Saanich council asks SD61 to reinstate school liaison officer program, with modifications

Saanich council asks SD61 to reinstate school liaison officer program, with modifications

Saanich council is joining the call to reinstate police liaison officers in Greater Victoria schools, voting Monday night to write a letter to SD61 asking them to bring officers back into schools.

“We’re hoping the board will give consideration to our request to reintroduce the program with modifications,” said Dean Murdock, Saanich mayor.

What those modifications look like, the mayor wouldn’t say.

The issue of the lack of police liaison officers has come to a head as parents and Victoria Police vocalize their concerns of gang recruitment ramping up across SD61 schools.

In their only public facing response, a letter addressed to parents, the SD61 says the decision to fund the program, is up to Victoria Police

“To be clear the decision regarding whether to fund SPLO positions in the Victoria police department is not a decision that would be made by the Board of Education,” the statement reads.

Victoria’s Police Chief says the funding and officers needed to be repositioned, are ready to go.

“I’m ready to commit officers to this program,” Del Manak told the board.

B.C.’s Education Minister Rachna Singh says the decision to reinstate the program falls directly on the district.

“This decision came from the board. And we have communicated and this is my expectation that they would be listening to their concerns, especially when it comes to the safety of our kids,” said Singh.

The police liaison program was unanimously eliminated by SD61 last May after consulting with several groups, concerned with the disproportionately harmful effects the program had on racialized children in other jurisdictions.

“We know that other jurisdictions have shown police liaison officers have been really harmful to Black and Indigenous children for example and their families, and children with disabilities, we know that in B.C., certain policing practices have been shown to have really disproportionate impacts on the same communities,” said Kasari Govender, BC Human Rights Commissioner.

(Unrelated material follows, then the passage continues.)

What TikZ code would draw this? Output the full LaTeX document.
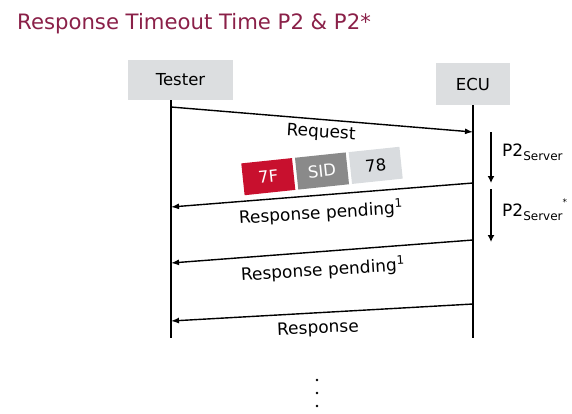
\documentclass[tikz,border=0pt]{standalone}
\usepackage{fontspec}
\setmainfont{DejaVu Sans}
\usetikzlibrary{arrows.meta}
\definecolor{titlered}{HTML}{8A2048}
\definecolor{boxgray}{HTML}{DCDEE0}
\definecolor{redbox}{HTML}{C8102E}
\definecolor{sidgray}{HTML}{8A8A8A}
\definecolor{lightbox}{HTML}{D9DCDF}
\begin{document}
\begin{tikzpicture}[x=1pt,y=-1pt,
  actor/.style={fill=boxgray, inner sep=0, font=\fontsize{16.5}{20}\selectfont},
  life/.style={line width=1.4pt},
  msg/.style={line width=1.4pt, -{Latex[length=8pt,width=6pt]}},
  lbl/.style={font=\fontsize{17}{20}\selectfont, inner sep=0},
  code/.style={inner sep=0, minimum width=51pt, minimum height=32pt, font=\fontsize{16.5}{19}\selectfont},
  timer/.style={line width=1.4pt, -{Latex[length=7pt,width=7pt]}},
  tlbl/.style={font=\fontsize{17}{20}\selectfont, inner sep=0, anchor=west}]
\useasboundingbox (0,0) rectangle (572,413);
\node[anchor=base west, font=\fontsize{21.2}{25}\selectfont, text=titlered, inner sep=0] (title) at (17,29) {Response Timeout Time P2 \& P2*};

\node[actor, minimum width=105pt, minimum height=40pt] (tester) at (180.5,80) {Tester};
\node[actor, minimum width=74pt, minimum height=42pt] (ecu) at (473,84) {ECU};

\coordinate (tTop) at (171,100);
\coordinate (tBot) at (171,338);
\coordinate (eTop) at (473,105);
\coordinate (eBot) at (473,338);
\draw[life] (tTop) -- (tBot);
\draw[life] (eTop) -- (eBot);

\coordinate (t1) at (171,107); \coordinate (e1) at (473,132);
\coordinate (e2) at (473,183); \coordinate (t2) at (171,207);
\coordinate (e3) at (473,240); \coordinate (t3) at (171,263);
\coordinate (e4) at (473,304); \coordinate (t4) at (171,321);
\draw[msg] (t1) -- (e1);
\draw[msg] (e2) -- (t2);
\draw[msg] (e3) -- (t3);
\draw[msg] (e4) -- (t4);

\node[lbl, rotate=-3.5] (req) at (321,133) {Request};
\node[lbl, rotate=3.5] (rp1) at (321,213) {Response pending\textsuperscript{1}};
\node[lbl, rotate=3.5] (rp2) at (323,270) {Response pending\textsuperscript{1}};
\node[lbl, rotate=2.5] (resp) at (318,329) {Response};

\begin{scope}[rotate around={6:(322,171)}, transform shape]
\node[code, fill=redbox, text=white] (f7) at (268,171) {7F};
\node[code, fill=sidgray, text=white] (sid) at (322,171) {SID};
\node[code, fill=lightbox] (n78) at (376,171) {78};
\end{scope}

\coordinate (a1s) at (491,132); \coordinate (a1e) at (491,183);
\coordinate (a2s) at (491,189); \coordinate (a2e) at (491,242);
\draw[timer] (a1s) -- (a1e);
\draw[timer] (a2s) -- (a2e);
\node[tlbl] (p2) at (502,152) {P2\raisebox{-0.45ex}{\fontsize{12}{14}\selectfont Server}};
\node[tlbl] (p2s) at (502,210) {P2\raisebox{-0.45ex}{\fontsize{12}{14}\selectfont Server}\raisebox{1.2ex}{\fontsize{9}{10}\selectfont *}};

\foreach \yy/\nm in {380/d1,393/d2,406/d3}
  \fill (317,\yy) circle (1.3pt) coordinate (\nm);
\end{tikzpicture}
\end{document}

“We don’t have enough to say that we should run these programs. We don’t know if they do more good than harm and that’s why I’m asking for more research before we have these programs and these armed officers in our schools.”

Const. Mark Jenkins, a former teacher and police liaison officer says building a program that’s safe for everyone is fully within reach.

“I think there’s always room for improvement, can we wear a different uniform? I know that’s up for discussion. Absolutely,” said Jenkins. “Having that open dialogue with the trustees with the school board, with the community with the students…to build a program where everyone agrees and everyone has input is so important.”

Jenkins says he’s optimistic that a new police liaison role, based on restorative justice and relationship building the program has always been rooted in, can successfully evolve and work for every kid, family and community.